Making Tax Digital (MTD)
NOTE: Roll out of the government’s Making Tax Digital (MTD) programme has been delayed for self-employed individuals
From 6th April 2026, Making Tax Digital (MTD) will be mandatory for all self-employed people in the UK with an annual income of more than £50,000 from self-employment. From April 2027 MTD will be required for those earning between £30,000 and £50,000. MTD compatible software will be required to keep digital records with tax returns filed at least quarterly (3 monthly). HMRC guidance Using Making Tax Digital for Income Tax explains how to meet the requirements and find suitable software.
The majority of software packages will allow users to upload invoices, receipts or spreadsheets in order to make the relevant tax calculations. Minding Kids is keeping a close eye on the requirements for MTD and will do our to best support our customers via our Accounts pack and App.
Managing your Accounts
2. Find an organised method to record your income and expenditure.
HMRC will need to know the total income you receive each tax year (6th April to 5th April the following year) and what you have spent (total expenses) as a result of running your business.
Refer to our Accounts Pack for all the logsheets you will require to keep accurate records of your business finances. These can be completed, calculated and saved digitally or printed out and filled in by hand.
Whatever methods you use to record income and expenditure, remember that your income is the amount that you actually receive. Do not include any outstanding fees until they are actually paid. If you are unsure about what you can include as allowable expenses, refer to HMRC guidance.

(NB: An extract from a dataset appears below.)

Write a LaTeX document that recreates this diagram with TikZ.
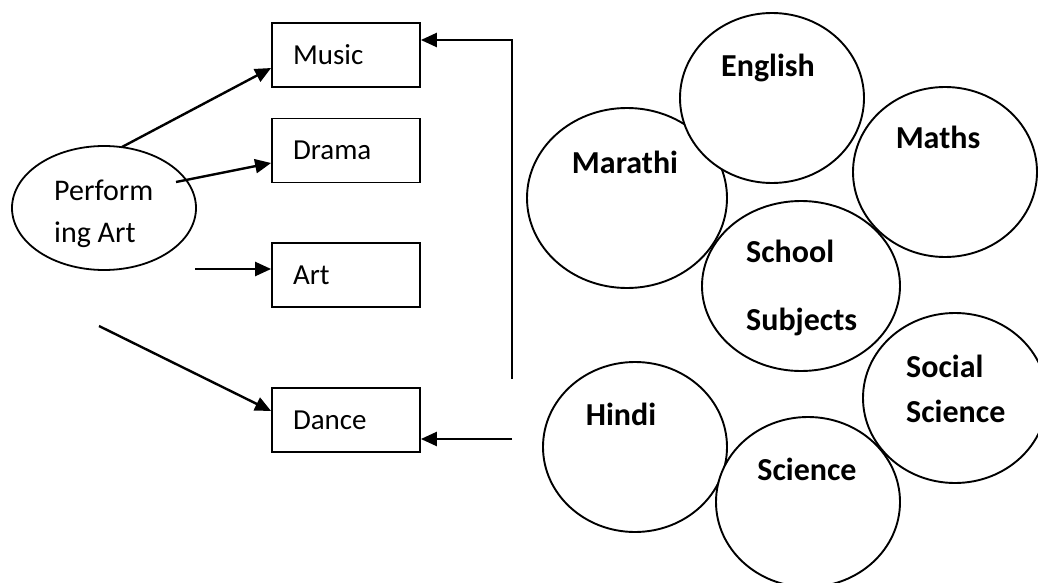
\documentclass[tikz,border=0pt]{standalone}
\usepackage{fontspec}
\setmainfont{Carlito}
\usetikzlibrary{arrows.meta, shapes.geometric}

\tikzset{
  box/.style={draw, line width=1.8pt, minimum width=148pt, minimum height=64pt,
    text width=106pt, inner xsep=21pt, align=left, font=\fontsize{29}{34}\selectfont},
  art/.style={draw, ellipse, line width=1.8pt, minimum width=184pt, minimum height=124pt},
  subj/.style={draw, ellipse, fill=white, line width=1.9pt, inner sep=0pt},
  lbl/.style={font=\fontsize{32}{36}\selectfont\bfseries, inner sep=0pt},
  arr/.style={line width=2.4pt, -{Triangle[length=16pt,width=14pt]}}
}

\begin{document}
\begin{tikzpicture}[x=1pt, y=-1pt]
\useasboundingbox (0,0) rectangle (1038,583);

\node[box] (music) at (346,55) {Music};
\node[box] (drama) at (346,150.5) {Drama};
\node[box] (art) at (346,275) {Art};
\node[box] (dance) at (346,420) {Dance};

\node[art] (perf) at (104,208) {};
\node[anchor=base west, inner sep=0pt, align=left, font=\fontsize{30}{42}\selectfont]
  (perf-t) at (54,242) {Perform\\ing Art};

\coordinate (a1) at (122,147);
\coordinate (a2) at (176,182);
\coordinate (a3) at (195,269);
\coordinate (a4) at (99,326);
\coordinate (v1) at (512,40);
\coordinate (v2) at (512,379);
\coordinate (v3) at (512,439);

\draw[arr] (a1) -- ([yshift=-13pt]music.west);
\draw[arr] (a2) -- ([yshift=-12.5pt]drama.west);
\draw[arr] (a3) -- ([yshift=6pt]art.west);
\draw[arr] (a4) -- ([yshift=9pt]dance.west);
\draw[arr] (v2) -- (v1) -- ([yshift=15pt]music.east);
\draw[arr] (v3) -- ([yshift=-19pt]dance.east);

\node[subj, minimum width=200pt, minimum height=180pt] (marathi) at (627,198) {};
\node[subj, minimum width=184pt, minimum height=170pt] (english) at (772,98) {};
\node[subj, minimum width=184pt, minimum height=170pt] (maths) at (945,172) {};
\node[subj, minimum width=198pt, minimum height=170pt] (school) at (801,286) {};
\node[subj, minimum width=184pt, minimum height=170pt] (hindi) at (635,447) {};
\node[subj, minimum width=184pt, minimum height=170pt] (socsci) at (955,398) {};
\node[subj, minimum width=184pt, minimum height=170pt] (science) at (808,502) {};

\node[lbl, anchor=base] (english-t) at (768,77) {English};
\node[lbl, anchor=base] (marathi-t) at (625,173) {Marathi};
\node[lbl, anchor=base] (maths-t) at (938,149) {Maths};
\node[lbl, anchor=base west] (school-t) at (746,262) {School};
\node[lbl, anchor=base west] (subjects-t) at (746,330) {Subjects};
\node[lbl, anchor=base] (hindi-t) at (621,425) {Hindi};
\node[lbl, anchor=base] (science-t) at (807,480) {Science};
\node[lbl, anchor=base west] (social-t) at (906,377) {Social};
\node[lbl, anchor=base west] (socsci-t) at (906,422) {Science};
\end{tikzpicture}
\end{document}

You can also find HMRC’s guidance for childminders here.
3. Remember to keep receipts and write EVERYTHING down!
Whilst HMRC ask only for receipts for items costing £10 or more, keeping all receipts which include even small items or taking notes in a notebook or on your phone will help you to ensure that you don’t forget anything when calculating your business expenses. Small everyday costs such as playgroup fees, purchasing ice lollies at the park or picking up some wipes at the shops can really add up over the year so don’t forget these small outlays as they could add up to make a BIG difference to your tax bill at the end of the year.
As soon as you receive a payment, you should take a note of the date and amount and, if possible, issue parents with a receipt or ask them to sign a payment record form. This will allow you to keep an accurate record of what has actually been paid and also help to avoid any disputes.
4. Ensure your fees and payment policies are clear.
To avoid disputes with parents and ensure that you are paid in full and on time, make sure that you are clear about the fees that you charge, when payments are due and the methods in which payments can be made at the very beginning of any childcare arrangement. Having a Fees Policy and a Late Payment of Fees Policy in place will allow you to explain everything parents need to know about paying for your service and what charges are made for holidays, illness, additional hours, etc.
Refer to our Policies & Procedures Pack for templates.
Issuing invoices to parents will remind them that it is time to make payment and also set out clearly any reductions or additional charges. Refer to our Invoices, Receipts & Letterheads templates.
If you are unfortunate enough to have late or non-paying parents make sure that you follow your late payment procedures and take note of each time you request or remind parents and also whether any payment plans are agreed.
This step is more to do with your own business management than what is required by HMRC but it is important. If a parent is continually late with payments, this could risk putting you, your business and your own family into financial difficulty.
5. Keep on top of your records
You may be brilliant at recording when fees are paid and keeping receipts but unless you set aside time on a regular basis to update your financial records then you risk spending hours calculating everything in one go in order to submit your HMRC self-assessment on time.
If possible, try to set aside half an hour each week or an hour or so each month to update your income and expenditure records. You may find it useful to do this at the same time as when you are calculating invoices for parents or when you receive your monthly bank statement so that you can see clearly your income and outgoings. If you stay on track then you will only need to add together your monthly totals at the end of the financial year rather than spending hours with your calculator!
6. Set aside money each month or make regular tax payments
Remember that when you are self-employed any tax that you are due is not automatically deducted from your income. You will need to set aside money or set up regular payments in order to cover your tax bill…unless you expect that your annual income will fall below the tax-free personal allowance (currently £12,570 for tax year 2022/23). You may find that this is the case in your first year as a childminder or if you have several vacancies, or if some of your spaces are being filled by your own children. Remember that despite your income falling below the threshold, you are still required to complete a self-assessment and may also need to maintain your National Insurance contributions in order to be entitled to certain benefits.
A good guide is to put aside 20% of your income each month, if you can afford this.
7. Complete your return and pay your tax bill on time!
If you have registered with HMRC online services then you can complete and submit your self-assessment online. If you have not already registered, do not leave it until the last minute as you will require an Activation Code in order to log in which can take up to 7 days to arrive.
You do not have to complete the form all at once, you can save and return to it and if you get stuck, you can find further guidance on the HMRC website here.
Remember to submit your return on time (by midnight on 31st January each year) and pay your bill to avoid being charged a penalty.